When David Henshaw was chief executive of Liverpool Council he tried to secure funding for a new stadium at King’s Dock. He failed because he could not get a vital European funding element. This was, in turn, because of exaggerated claims of the number of jobs that would be created by the scheme. Very simply, the figures were plucked from thin air without any demonstrable evidential base, and neither the North West Development Agency nor the European Commission would wear it.
I thought of this as a series of fatuous claims were published in the “Echo” about proposed dockside developments. The first inflated claims were made on behalf of the proposed Bramley Moore stadium. They were in a report made by CBRE – estate agents and partners in the scheme. Naturally, they will put the most advantageous spin on the matter, given that they stand to make handsome profits from the plans. However, I remain entirely unconvinced either by the mayor’s unique financial approach to this scheme, or by CBRE’s bloated figures which appear to be – at least, in part – a rehash of Peel’s now dated plan for Liverpool Waters.
Peel – regular and close partners with Mayor Anderson – also figure prominently in the second example of exaggerated possible job figures .This relates to the proposed new passenger terminal at Prince’s Dock. This, of course, depends on funding. Peel own the land, and are notoriously adept at securing public funding. Many questions arise – what are the financial arrangements between the council and Peel, for example? Why is the mayor again pledging assistance to John Whittaker, Peel’s billionaire owner? The mayor persists in using the city’s money in support of major private businesses – for example, Peel and Everton Football Club – when core services are desperately underfunded.
In the case of the terminal, we also must consider the distorted estimates of what such a terminal might mean to the city (as opposed to what it might mean to Peel). Interestingly, Venice – a far bigger tourist port than Liverpool – is currently considering banning cruise ships from docking there. The issue is whether these ships and their passengers add to the wider local economy. Liverpool’s own plans need closer and objective scrutiny, especially the financial dimension. Is it worth what is claimed?
Now we have another spin – this time that the Ten Streets project will create 2500 jobs. I believe that this figure, like those projected for the Bramley Dock and the passenger terminal, are entirely bogus. Moreover, if these schemes were to materialise, there would need to be massive relocation of existing businesses along the northern docks. Where to and at what cost?

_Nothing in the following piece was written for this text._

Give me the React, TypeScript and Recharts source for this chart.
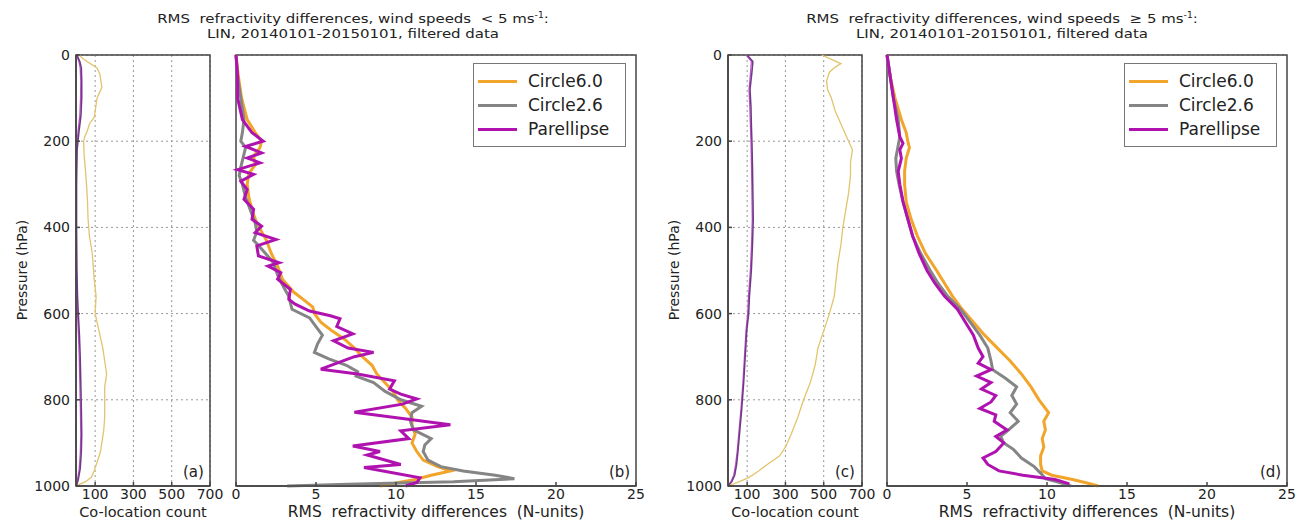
import { CartesianGrid, Line, LineChart, ReferenceArea, XAxis, YAxis } from "recharts";

type Pt = [number, number]; // [pressure hPa, value]

const pressureTicks = [0, 200, 400, 600, 800, 1000];
const countTicks = [100, 300, 500, 700];
const rmsTicks = [0, 5, 10, 15, 20, 25];
const seriesNames = ["Circle6.0", "Circle2.6", "Parellipse"];

// (a) co-location counts, wind < 5
const countLowAll: Pt[] = [
  [0, 15], [10, 40], [20, 75], [30, 110], [45, 125], [60, 130], [75, 135], [85, 125], [100, 110],
  [115, 105], [130, 100], [145, 95], [160, 70], [175, 60], [190, 45], [200, 40], [230, 42], [260, 48],
  [300, 55], [340, 60], [380, 63], [420, 70], [460, 85], [490, 90], [520, 95], [560, 105], [600, 100],
  [640, 120], [680, 140], [710, 150], [740, 160], [770, 150], [800, 150], [840, 150], [870, 145],
  [900, 135], [920, 128], [945, 110], [965, 95], [980, 80], [990, 50], [997, 15], [1000, 0],
];
const countLowDark: Pt[] = [
  [0, 5], [15, 20], [30, 28], [60, 30], [100, 30], [140, 26], [180, 15], [220, 6], [300, 3], [400, 3],
  [500, 5], [560, 8], [600, 12], [650, 18], [700, 22], [760, 25], [820, 28], [880, 30], [920, 28],
  [960, 22], [985, 12], [1000, 2],
];
const countLowPar: Pt[] = [
  [0, 3], [15, 15], [30, 22], [60, 25], [100, 24], [140, 20], [180, 10], [220, 3], [300, 1], [400, 1],
  [500, 2], [560, 5], [600, 8], [650, 13], [700, 17], [760, 20], [820, 23], [880, 25], [920, 23],
  [960, 17], [985, 8], [1000, 1],
];

// (c) co-location counts, wind >= 5
const countHighAll: Pt[] = [
  [0, 490], [10, 540], [20, 590], [28, 560], [40, 530], [60, 515], [80, 520], [100, 540], [130, 560],
  [160, 590], [190, 620], [220, 650], [250, 640], [280, 640], [320, 630], [360, 615], [400, 600],
  [440, 590], [480, 575], [520, 565], [560, 555], [600, 530], [640, 500], [680, 470], [720, 455],
  [760, 430], [800, 395], [840, 365], [880, 330], [910, 300], [930, 270], [950, 205], [965, 160],
  [980, 110], [990, 60], [1000, 0],
];
const countHighDark: Pt[] = [
  [0, 100], [15, 130], [40, 125], [80, 115], [120, 120], [160, 122], [200, 125], [260, 128], [320, 130],
  [380, 132], [440, 128], [500, 122], [560, 112], [600, 108], [640, 98], [700, 90], [760, 82],
  [820, 72], [880, 60], [920, 52], [950, 45], [975, 35], [990, 20], [1000, 0],
];
const countHighPar: Pt[] = [
  [0, 95], [15, 122], [40, 118], [80, 110], [120, 114], [160, 117], [200, 120], [260, 123], [320, 125],
  [380, 127], [440, 123], [500, 117], [560, 107], [600, 103], [640, 94], [700, 86], [760, 78],
  [820, 68], [880, 56], [920, 48], [950, 40], [975, 30], [990, 15], [1000, 0],
];

// (b) RMS differences, wind < 5
const circle60Low: Pt[] = [
  [0, 0], [50, 0.15], [100, 0.35], [150, 0.7], [180, 1.2], [200, 1.6], [215, 1.5], [235, 1.1], [255, 1.2],
  [275, 0.8], [300, 0.7], [330, 0.8], [360, 1.0], [390, 1.3], [410, 1.6], [430, 1.9], [460, 2.2],
  [490, 2.6], [520, 2.9], [550, 3.6], [570, 4.3], [585, 4.8], [600, 4.9], [620, 5.3], [640, 6.0],
  [660, 6.8], [680, 7.4], [700, 7.9], [720, 8.5], [740, 8.8], [760, 9.3], [780, 9.8], [800, 10.1],
  [820, 10.6], [840, 11.0], [860, 11.0], [880, 11.2], [900, 11.0], [920, 11.3], [940, 11.7],
  [955, 12.6], [965, 13.4], [975, 12.2], [985, 11.2], [993, 10.0], [1000, 9.0],
];
const circle26Low: Pt[] = [
  [0, 0], [50, 0.1], [100, 0.3], [150, 0.5], [180, 0.4], [200, 0.3], [215, 0.6], [230, 0.5], [260, 0.3],
  [280, 0.2], [300, 0.4], [330, 0.6], [360, 0.9], [390, 1.2], [410, 1.3], [430, 1.1], [450, 1.6],
  [480, 2.3], [510, 2.6], [540, 3.0], [560, 3.3], [590, 3.5], [610, 4.6], [630, 5.0], [650, 5.4],
  [670, 5.1], [690, 4.9], [705, 5.8], [720, 6.9], [735, 7.6], [745, 7.5], [760, 8.6], [780, 9.3],
  [800, 10.3], [815, 11.6], [830, 11.0], [850, 10.9], [870, 11.1], [890, 12.2], [905, 11.8],
  [920, 11.7], [940, 12.0], [955, 12.8], [965, 14.2], [975, 16.2], [983, 17.4], [990, 13.6],
  [996, 7.0], [1000, 3.2],
];
const parellipseLow: Pt[] = [
  [0, 0], [50, 0.1], [100, 0.1], [150, 0.4], [180, 1.0], [200, 1.7], [212, 0.6], [227, 1.6], [239, 0.7],
  [250, 1.5], [266, 0.1], [277, 1.1], [293, 0.3], [312, 0.7], [335, 0.5], [358, 1.1], [381, 1.0],
  [397, 1.6], [412, 1.2], [428, 2.5], [443, 1.3], [466, 1.4], [482, 2.7], [490, 2.0], [505, 2.8],
  [520, 2.6], [544, 3.4], [567, 3.3], [578, 3.7], [594, 4.6], [605, 5.9], [612, 6.5], [630, 6.3],
  [647, 7.3], [663, 6.1], [680, 7.0], [690, 8.6], [700, 7.4], [729, 5.3], [740, 7.6], [756, 9.9],
  [775, 9.6], [787, 10.3], [798, 11.3], [810, 10.4], [829, 7.4], [858, 13.4], [872, 10.3],
  [890, 10.8], [907, 7.3], [920, 9.0], [928, 8.2], [950, 10.3], [957, 8.0], [981, 11.5], [992, 11.3],
  [1000, 10.6],
];

// (d) RMS differences, wind >= 5
const circle60High: Pt[] = [
  [0, 0], [50, 0.2], [100, 0.5], [150, 0.9], [180, 1.2], [200, 1.3], [215, 1.4], [240, 1.2], [270, 1.1],
  [300, 1.1], [340, 1.2], [380, 1.5], [420, 1.9], [460, 2.4], [500, 3.1], [530, 3.6], [560, 4.1],
  [590, 4.7], [620, 5.4], [650, 6.1], [680, 6.9], [710, 7.7], [740, 8.4], [770, 9.0], [800, 9.5],
  [830, 10.1], [850, 9.8], [870, 9.9], [890, 9.7], [910, 9.8], [930, 9.6], [950, 9.6], [965, 9.7],
  [975, 10.3], [985, 11.6], [993, 12.5], [1000, 13.2],
];
const circle26High: Pt[] = [
  [0, 0], [50, 0.2], [100, 0.4], [150, 0.7], [190, 0.8], [210, 0.7], [240, 0.55], [270, 0.6], [300, 0.75],
  [340, 1.0], [380, 1.3], [420, 1.6], [460, 2.1], [500, 2.7], [530, 3.2], [560, 3.8], [590, 4.6],
  [620, 5.2], [650, 5.8], [680, 6.3], [710, 6.5], [730, 6.6], [750, 7.4], [770, 8.1], [790, 7.8],
  [810, 8.1], [830, 7.7], [850, 8.2], [870, 7.6], [885, 7.1], [900, 7.3], [915, 7.9], [935, 8.4],
  [955, 9.2], [970, 9.6], [983, 9.9], [992, 10.8], [1000, 11.5],
];
const parellipseHigh: Pt[] = [
  [0, 0], [50, 0.2], [100, 0.4], [150, 0.6], [190, 0.8], [205, 1.0], [220, 0.8], [240, 0.9], [270, 0.7],
  [300, 0.8], [340, 1.0], [380, 1.3], [420, 1.6], [460, 2.0], [500, 2.5], [530, 3.0], [560, 3.6],
  [590, 4.4], [620, 4.9], [650, 5.4], [680, 5.7], [700, 6.0], [715, 5.7], [730, 6.5], [745, 5.6],
  [760, 6.5], [775, 5.9], [790, 6.8], [805, 6.5], [820, 5.8], [835, 6.8], [850, 6.7], [870, 7.5],
  [885, 6.8], [900, 7.3], [920, 6.8], [935, 6.0], [950, 6.3], [965, 7.0], [975, 8.5], [985, 10.5],
  [995, 11.4],
];

const FONT = "'DejaVu Sans', sans-serif";
const ORANGE = "#F2A52A";
const GREY = "#858585";
const MAGENTA = "#B012B0";
const seriesColors = [ORANGE, GREY, MAGENTA];
const axisColor = "#444";

const toRows = (pts: Pt[]) => pts.map(([p, v]) => ({ p, v }));

const tickStyle = { fontSize: 14, fill: "#222", fontFamily: FONT };

function CountPanel({ left, all, dark, par, tag }: { left: number; all: Pt[]; dark: Pt[]; par: Pt[]; tag: string }) {
  return (
    <div style={{ position: "absolute", left, top: 0 }}>
      <LineChart width={228} height={525} layout="vertical" margin={{ top: 55, right: 18, bottom: 0, left: 0 }}>
        <CartesianGrid stroke="#999" strokeDasharray="2 3" />
        <XAxis type="number" dataKey="v" domain={[0, 700]} ticks={countTicks} height={39} tick={tickStyle}
          tickSize={-4} tickMargin={7} stroke={axisColor} strokeWidth={1.5}
          label={{ value: "Co-location count", position: "insideBottom", offset: 8, style: { fontSize: 14.5, fill: "#222", fontFamily: FONT } }} />
        <YAxis type="number" dataKey="p" domain={[0, 1000]} ticks={pressureTicks} width={76}
          tick={tickStyle} tickSize={-4} tickMargin={10} stroke={axisColor} strokeWidth={1.5} />
        <ReferenceArea x1={0} x2={700} y1={0} y2={1000} fill="none" stroke={axisColor} strokeWidth={1.5} />
        <Line data={toRows(all)} dataKey="v" stroke="#E2C46E" strokeWidth={1.3} dot={false} isAnimationActive={false} />
        <Line data={toRows(par)} dataKey="v" stroke="#C050C8" strokeWidth={1.3} dot={false} isAnimationActive={false} />
        <Line data={toRows(dark)} dataKey="v" stroke="#6E3A86" strokeWidth={1.5} dot={false} isAnimationActive={false} />
      </LineChart>
      <div style={{ position: "absolute", left: 183, top: 463, fontSize: 15, fontFamily: FONT, color: "#222" }}>{tag}</div>
      <div style={{ position: "absolute", left: 22, top: 270, transform: "translate(-50%, -50%) rotate(-90deg)",
        whiteSpace: "nowrap", fontSize: 14, fontFamily: FONT, color: "#222" }}>Pressure (hPa)</div>
    </div>
  );
}

function LegendBox({ left }: { left: number }) {
  return (
    <div style={{ position: "absolute", left, top: 63, width: 137, border: "1.5px solid #777", background: "#fff",
      padding: "5px 10px 5px 4px", fontFamily: FONT, fontSize: 17, color: "#222" }}>
      {seriesNames.map((name, i) => (
        <div key={name} style={{ display: "flex", alignItems: "center", height: 24 }}>
          <span style={{ display: "inline-block", width: 39, height: 3, background: seriesColors[i], marginRight: 11 }} />
          <span>{name}</span>
        </div>
      ))}
    </div>
  );
}

function RmsPanel({ left, c60, c26, par, tag }: { left: number; c60: Pt[]; c26: Pt[]; par: Pt[]; tag: string }) {
  const series = [c60, c26, par];
  return (
    <div style={{ position: "absolute", left, top: 0 }}>
      <LineChart width={425} height={525} layout="vertical" margin={{ top: 55, right: 15, bottom: 0, left: 10 }}>
        <CartesianGrid stroke="#999" strokeDasharray="2 3" vertical={false} />
        <XAxis type="number" dataKey="v" domain={[0, 25]} ticks={rmsTicks} height={39} tick={tickStyle}
          tickSize={-4} tickMargin={7} stroke={axisColor} strokeWidth={1.5}
          label={{ value: "RMS\u00a0 refractivity differences\u00a0 (N-units)", position: "insideBottom", offset: 8,
            style: { fontSize: 15.5, fill: "#222", fontFamily: FONT } }} />
        <YAxis type="number" dataKey="p" domain={[0, 1000]} ticks={pressureTicks} width={0}
          tick={false} tickSize={-4} stroke={axisColor} strokeWidth={1.5} />
        <ReferenceArea x1={0} x2={25} y1={0} y2={1000} fill="none" stroke={axisColor} strokeWidth={1.5} />
        {series.map((pts, i) => (
          <Line key={seriesNames[i]} name={seriesNames[i]} data={toRows(pts)} dataKey="v" stroke={seriesColors[i]}
            strokeWidth={3} dot={false} isAnimationActive={false} />
        ))}
      </LineChart>
      <LegendBox left={247} />
      <div style={{ position: "absolute", left: 383, top: 463, fontSize: 15, fontFamily: FONT, color: "#222" }}>{tag}</div>
    </div>
  );
}

function Title({ cx, op }: { cx: number; op: string }) {
  return (
    <div style={{ position: "absolute", left: cx, top: 12, transform: "translateX(-50%) scaleX(1.15)", textAlign: "center",
      whiteSpace: "pre", fontFamily: FONT, fontSize: 13, lineHeight: "14.5px", color: "#222" }}>
      <div>RMS  refractivity differences, wind speeds  {op} 5 ms<sup style={{ fontSize: 8, lineHeight: 0 }}>-1</sup>:</div>
      <div>LIN, 20140101-20150101, filtered data</div>
    </div>
  );
}

export default function App() {
  return (
    <div style={{ position: "absolute", left: 0, top: 0, width: 1299, height: 525, background: "#fff", overflow: "hidden" }}>
      <Title cx={353} op="<" />
      <Title cx={1002} op="≥" />
      <CountPanel left={0} all={countLowAll} dark={countLowDark} par={countLowPar} tag="(a)" />
      <RmsPanel left={226} c60={circle60Low} c26={circle26Low} par={parellipseLow} tag="(b)" />
      <CountPanel left={652} all={countHighAll} dark={countHighDark} par={countHighPar} tag="(c)" />
      <RmsPanel left={877} c60={circle60High} c26={circle26High} par={parellipseHigh} tag="(d)" />
    </div>
  );
}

Remember, too, that the mayor says that the city goes over a financial cliff in 2018. Yet one notes the profligate losses of the council – Chinatown (£1 million?); the Hope and Glory festival (£900k); the failed Commonwealth games bid (£1.2 million). These are just the tip of the iceberg, and raise serious concerns about the mayor and council’s priorities and financial competence. It is vital that any further plans to commit the city’s funds are intensively monitored, and prioritise and protect core services.
Finally, a pointer as to why so much legitimate business avoids Liverpool but hastens to Manchester, Leeds et al. Proposals were called for the site at the bottom of Mount Pleasant and Brownlow Hill where the 051 nightclub operated and where the municipal car park stands. A final date for submissions was published and established developers with a track record were keen. Plans were lodged with the council by the due date. Then, at the eleventh hour, the mayor has a private meeting with a well-known local personality (a man with no business record as a developer or builder).The outcome was an extension of the tendering time by six months so that this personality might submit a bid. What message does that send?